Frequently Asked Questions
- Use of employee personal information to complete registration and tax returns: what are the implications and can employee refuse to register/file under their name?
Agency will need a main preparer, a backup, and a signer for the tax return.
Response: Employee is acting in their official capacity, not a personal liability
- Who should sign the tax return for the agency filing? And what risks/liabilities would be implied?
Response: Agency head/designee at director’s level
Employee is acting in their official capacity, not a personal liability
- Can this process be centralized (at OFM)?
Response: Whoever owns the property has to be the one to file under their own tax identification number
- The University already files a tax return annually and the credits from Direct Pay could help offset any tax liability. Would the University still be required to deposit the Direct Pay incentive portion to fund 28V - Inflation Reduction Elective Pay Account per ESB 6098.
Response: Sec. 5, which creates the account, does not provide for any exceptions.
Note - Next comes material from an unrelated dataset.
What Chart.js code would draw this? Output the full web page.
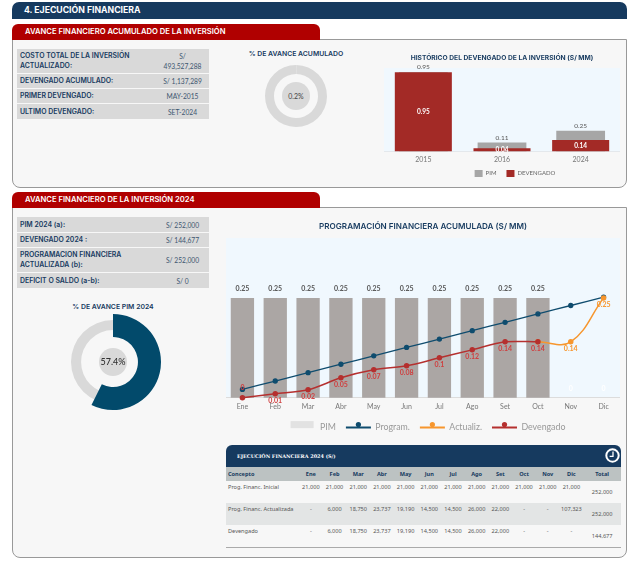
<!DOCTYPE html>
<html lang="es">
<head>
<meta charset="utf-8">
<title>Ejecución financiera</title>
<script src="https://cdn.jsdelivr.net/npm/chart.js@4"></script>
<style>
  html, body { margin: 0; padding: 0; background: #fff; }
  #page { position: relative; width: 640px; height: 573px; overflow: hidden; font-family: Inter, sans-serif; color: #163a5f; }
  #page > * { position: absolute; }
  canvas { display: block; }
  .topbar { left: 12px; top: 2px; width: 615px; height: 17px; background: #163a5f; border-radius: 7px 7px 0 0; color: #fff; font-weight: 700; font-size: 8.7px; line-height: 17px; text-indent: 12px; }
  .tab { left: 12px; width: 308px; height: 16px; background: #b00000; border-radius: 6px 6px 0 0; color: #fff; font-weight: 600; font-size: 7.65px; line-height: 15px; text-indent: 13px; }
  .panel { left: 12px; width: 613px; background: #f7f7f7; border: 1px solid #999; border-radius: 0 0 8px 8px; }
  .kv { left: 17px; width: 192px; font-size: 6.9px; line-height: 10px; }
  .kv div { display: flex; align-items: center; background: #d9d9d9; margin-bottom: 1px; box-sizing: border-box; }
  .kv b { width: 139px; padding-left: 3px; font-weight: 600; box-sizing: border-box; }
  .kv span { width: 53px; padding: 0 7px; box-sizing: border-box; text-align: center; color: #3d5670; font-family: Lato, sans-serif; font-size: 6.7px; }
  .dtitle { text-align: center; font-weight: 600; font-size: 6.85px; width: 140px; }
  .hole { border-radius: 50%; background: #d9d9d9; text-align: center; }
  #execHead { left: 226px; top: 445px; width: 395px; height: 22px; background: #163a5f; border-radius: 6px 6px 0 0; color: #fff; font: bold 4.95px/22px "DejaVu Serif", serif; text-indent: 11px; }
  #clock { left: 605px; top: 448px; }
  #execTable { left: 226px; top: 467px; width: 395px; border-collapse: collapse; table-layout: fixed; font: 5.6px "Noto Sans", sans-serif; color: #555; border-bottom: 1px solid #aaa; }
  #execTable th { height: 14px; padding: 0; background: #bcc2c2; color: #163a5f; font-size: 5.6px; }
  #execTable th:first-child, #execTable td:first-child { text-align: left; padding-left: 2px; }
  #execTable td { height: 22px; padding: 2px 0 0; box-sizing: border-box; text-align: center; vertical-align: top; }
  #execTable td:last-child { vertical-align: middle; padding-top: 0; }
  #execTable tr:nth-child(3) td { background: #e3e5e5; }
</style>
</head>
<body>
<div id="page">
  <div class="topbar">4. EJECUCIÓN FINANCIERA</div>
  <div class="panel" style="top:39px;height:147px"></div>
  <div class="tab" style="top:24px">AVANCE FINANCIERO ACUMULADO DE LA INVERSIÓN</div>
  <div class="kv" id="kvTotal" style="top:49px"></div>
  <div class="dtitle" style="left:226px;top:49px">% DE AVANCE ACUMULADO</div>
  <canvas id="donutTotal" width="70" height="70" style="left:261px;top:61px"></canvas>
  <div class="hole" style="left:282px;top:82px;width:28px;height:28px;font:7px/28px Lato,sans-serif;color:#444">0.2%</div>
  <canvas id="histChart" width="236" height="144" style="left:384px;top:51px"></canvas>

  <div class="panel" style="top:207px;height:349px"></div>
  <div class="tab" style="top:192px">AVANCE FINANCIERO DE LA INVERSIÓN 2024</div>
  <div class="kv" id="kv2024" style="top:217px"></div>
  <div class="dtitle" style="left:43px;top:302px">% DE AVANCE PIM 2024</div>
  <canvas id="donutRest" width="100" height="100" style="left:63px;top:312px"></canvas>
  <canvas id="donutPim" width="100" height="100" style="left:63px;top:312px"></canvas>
  <div class="hole" style="left:99px;top:348px;width:28px;height:28px;font:500 9px/28px Lato,sans-serif;color:#333">57.4%</div>
  <canvas id="progChart" width="394" height="230" style="left:226px;top:215px"></canvas>

  <div id="execHead">EJECUCIÓN FINANCIERA 2024 (S/)</div>
  <svg id="clock" width="15" height="15" viewBox="0 0 15 15"><circle cx="7.5" cy="7.5" r="6.2" fill="#163a5f" stroke="#fff" stroke-width="2"/><path d="M8 3.5V8.3H4.6" fill="none" stroke="#fff" stroke-width="1.3"/></svg>
  <table id="execTable"></table>
</div>

<script>
// ---- data ----
const histYears = ['2015', '2016', '2024'];
const histPim = [0.95, 0.11, 0.25];
const histDevengado = [0.95, 0.04, 0.14];

const months = ['Ene','Feb','Mar','Abr','May','Jun','Jul','Ago','Set','Oct','Nov','Dic'];
const pimMonthly = [0.25,0.25,0.25,0.25,0.25,0.25,0.25,0.25,0.25,0.25,0,0];
const programAcum = [0.021,0.042,0.063,0.084,0.105,0.126,0.147,0.168,0.189,0.21,0.231,0.252];
const actualizAcum = [null,null,null,null,null,null,null,null,null,0.14,0.14,0.25];
const devengadoAcum = [0,0.01,0.02,0.05,0.07,0.08,0.1,0.12,0.14,0.14,null,null];

const avanceTotal = [0.2, 99.8];
const avancePim = [57.4, 42.6];

const kvTotalRows = [
    ['COSTO TOTAL DE LA INVERSIÓN ACTUALIZADO:', 'S/ 493,527,288', 24],
    ['DEVENGADO ACUMULADO:', 'S/ 1,137,289', 14],
    ['PRIMER DEVENGADO:', 'MAY-2015', 14],
    ['ULTIMO DEVENGADO:', 'SET-2024', 15]
];
const kv2024Rows = [
    ['PIM 2024 (a):', 'S/ 252,000', 15],
    ['DEVENGADO 2024 :', 'S/ 144,677', 14],
    ['PROGRAMACION FINANCIERA ACTUALIZADA (b):', 'S/ 252,000', 24],
    ['DEFICIT O SALDO (a-b):', 'S/ 0', 15]
];

const execHeader = ['Concepto', ...months, 'Total'];
const execInicial = ['Prog. Financ. Inicial','21,000','21,000','21,000','21,000','21,000','21,000','21,000','21,000','21,000','21,000','21,000','21,000','252,000'];
const execActual = ['Prog. Financ. Actualizada','-','6,000','18,750','23,737','19,190','14,500','14,500','26,000','22,000','-','-','107,323','252,000'];
const execDevengado = ['Devengado','-','6,000','18,750','23,737','19,190','14,500','14,500','26,000','22,000','-','-','-','144,677'];

// ---- html tables ----
function fillKv(id, rows) {
    document.getElementById(id).innerHTML = rows.map(r =>
        `<div style="height:${r[2]}px"><b>${r[0]}</b><span>${r[1]}</span></div>`).join('');
}
fillKv('kvTotal', kvTotalRows);
fillKv('kv2024', kv2024Rows);

const colWidths = [73].concat(months.map(() => 23.7)).concat([37.6]);
document.getElementById('execTable').innerHTML =
    '<colgroup>' + colWidths.map(w => `<col style="width:${w}px">`).join('') + '</colgroup>' +
    '<tr>' + execHeader.map(h => `<th>${h}</th>`).join('') + '</tr>' +
    [execInicial, execActual, execDevengado].map(row =>
        '<tr>' + row.map(c => `<td>${c}</td>`).join('') + '</tr>').join('');

// ---- chart helpers ----
Chart.defaults.animation = false;
Chart.defaults.responsive = false;
Chart.defaults.font.family = 'Lato, sans-serif';

const plotBackground = {
    id: 'plotBackground',
    beforeDraw(chart) {
        const a = chart.chartArea;
        chart.ctx.fillStyle = '#f0f8fe';
        chart.ctx.fillRect(a.left, a.top, a.width, a.height);
    }
};

// legend is not centred on the plot in the original
const legendShift = {
    id: 'legendShift',
    afterLayout(chart, args, opts) {
        const l = chart.legend;
        const dx = opts.dx || 0, dy = opts.dy || 0;
        l.left += dx; l.right += dx;
        l.top += dy; l.bottom += dy;
        l.legendHitBoxes.forEach(b => { b.left += dx; b.top += dy; });
    }
};

// value labels, every dataset says how it wants them
const valueLabels = {
    id: 'valueLabels',
    afterDatasetsDraw(chart) {
        const ctx = chart.ctx;
        ctx.save();
        ctx.textAlign = 'center';
        ctx.textBaseline = 'middle';
        chart.data.datasets.forEach((ds, i) => {
            if (!ds.valueLabel) return;
            chart.getDatasetMeta(i).data.forEach((el, j) => {
                const v = ds.data[j];
                if (v === null) return;
                const s = ds.valueLabel(v, j);
                if (!s) return;
                ctx.font = s.font;
                ctx.fillStyle = s.color;
                const y = s.center ? (el.y + el.base) / 2 : el.y + s.dy;
                ctx.fillText(String(v), el.x, y);
            });
        });
        ctx.restore();
    }
};

// ---- donuts ----
function ring(id, data, colors, radius, cutout) {
    new Chart(document.getElementById(id), {
        type: 'doughnut',
        data: { datasets: [{ data: data, backgroundColor: colors, borderWidth: 0 }] },
        options: { radius: radius, cutout: cutout, plugins: { legend: { display: false }, tooltip: { enabled: false } } }
    });
}
ring('donutTotal', avanceTotal, ['#d9d9d9', '#d9d9d9'], 31, '71%');
ring('donutRest', [1], ['#d9d9d9'], 42, '76%');
ring('donutPim', avancePim, ['#024a6b', 'rgba(0,0,0,0)'], 48, '52%');

// ---- historico ----
new Chart(document.getElementById('histChart'), {
    type: 'bar',
    data: {
        labels: histYears,
        datasets: [
            { label: 'DEVENGADO', data: histDevengado, backgroundColor: '#a32a26', grouped: false, order: 1,
              barPercentage: 0.725, categoryPercentage: 1,
              valueLabel: () => ({ font: 'bold 6.5px Lato', color: '#fff', center: true }) },
            { label: 'PIM', data: histPim, backgroundColor: '#a6a6a6', grouped: false, order: 2,
              barPercentage: 0.62, categoryPercentage: 1,
              valueLabel: () => ({ font: '6.5px Lato', color: '#555', dy: -5 }) }
        ]
    },
    options: {
        layout: { autoPadding: false },
        plugins: {
            title: { display: true, text: 'HISTÓRICO DEL DEVENGADO DE LA INVERSIÓN (S/ MM)', color: '#163a5f',
                     font: { family: 'Inter', size: 6.7, weight: '700' }, padding: { top: 3, bottom: 6 } },
            legend: { position: 'bottom', reverse: true, labels: { boxWidth: 8, boxHeight: 7, padding: 10, color: '#666', font: { size: 6 } } },
            legendShift: { dx: 13, dy: -8 },
            tooltip: { enabled: false }
        },
        scales: {
            x: { grid: { display: false, drawTicks: false }, border: { color: '#e4e8ec' }, ticks: { color: '#777', font: { size: 7 }, padding: 4 } },
            y: { display: false, min: 0, max: 1 }
        }
    },
    plugins: [plotBackground, legendShift, valueLabels]
});

// ---- programacion acumulada ----
const lineMarks = {
    id: 'lineMarks',
    afterDraw(chart) {
        const ctx = chart.ctx;
        chart.legend.legendItems.forEach((item, i) => {
            const b = chart.legend.legendHitBoxes[i];
            const ds = chart.data.datasets[item.datasetIndex];
            const cx = b.left + 12.5, cy = b.top + b.height / 2;
            ctx.fillStyle = ds.type === 'line' ? ds.borderColor : '#e2e2e2';
            if (ds.type === 'line') {
                ctx.beginPath();
                ctx.arc(cx, cy, 2.6, 0, Math.PI * 2);
                ctx.fill();
            } else {
                ctx.fillRect(b.left, cy - 3.5, 23, 7);
            }
        });
    }
};

new Chart(document.getElementById('progChart'), {
    data: {
        labels: months,
        datasets: [
            { type: 'bar', label: 'PIM', data: pimMonthly, backgroundColor: '#aba6a4', order: 4,
              barPercentage: 0.71, categoryPercentage: 1,
              valueLabel: v => ({ font: 'bold 7px Lato', color: v === 0 ? '#fff' : '#555', dy: -9 }) },
            { type: 'line', label: 'Program.', data: programAcum, borderColor: '#0f4c6e', backgroundColor: '#0f4c6e',
              borderWidth: 1.3, pointRadius: 2, tension: 0.2, order: 3 },
            { type: 'line', label: 'Actualiz.', data: actualizAcum, borderColor: '#f7962d', backgroundColor: '#f7962d',
              borderWidth: 1.5, pointRadius: 2, tension: 0.4, order: 2,
              valueLabel: (v, j) => j === 9 ? null : { font: 'bold 7px Lato', color: '#f7962d', dy: 7 } },
            { type: 'line', label: 'Devengado', data: devengadoAcum, borderColor: '#b5302f', backgroundColor: '#b5302f',
              borderWidth: 1.5, pointRadius: 2, tension: 0.3, order: 1,
              valueLabel: (v, j) => ({ font: 'bold 7px Lato', color: '#cf3f3f', dy: j === 0 ? -10 : 7 }) }
        ]
    },
    options: {
        clip: false,
        layout: { autoPadding: false },
        plugins: {
            title: { display: true, text: 'PROGRAMACIÓN FINANCIERA ACUMULADA (S/ MM)', color: '#163a5f',
                     font: { family: 'Inter', size: 8.15, weight: '600' }, padding: { top: 7, bottom: 6.2 } },
            legend: { position: 'bottom', labels: { boxWidth: 25, boxHeight: 2, padding: 10, color: '#999', font: { size: 8.8 },
                      generateLabels(chart) {
                          return chart.data.datasets.map((ds, i) => ({
                              text: ds.label, datasetIndex: i, fontColor: '#999', lineWidth: 0,
                              fillStyle: ds.type === 'line' ? ds.borderColor : 'rgba(0,0,0,0)'
                          }));
                      } } },
            legendShift: { dx: 5, dy: -3 },
            tooltip: { enabled: false }
        },
        scales: {
            x: { grid: { display: false, drawTicks: false }, border: { color: '#dcdcdc' }, ticks: { color: '#777', font: { size: 7 }, padding: 5 } },
            y: { display: false, min: 0, max: 0.4 }
        }
    },
    plugins: [plotBackground, legendShift, valueLabels, lineMarks]
});
</script>
</body>
</html>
So on the plain meaning of the section, if the funds are received from elective pay provided under the federal act, the funds “must” be deposited into that account.
- For an entity like the University, does the requirement to deposit Direct Pay tax credits in fund 28V apply to projects that are not funded by the state (such as money from donors or local accounts)?
Response: If the project is not funded by state money, then the money received back does not need to be deposited into the account. Although money provided through private donations are not state funds, money in local accounts may or may not be state funds. They should check with accounting to help make that determination.
- Can we include projects from previous years that were eligible but omitted in previous years’ filings by mistake?
Response: Based on guidance from Lawyers for Good Government, unfortunately not. Elective pay credits must be claimed on an original, timely filed return for the year in which the credit is earned. Credits from past years cannot be claimed on current return even if the credit was not previously claimed.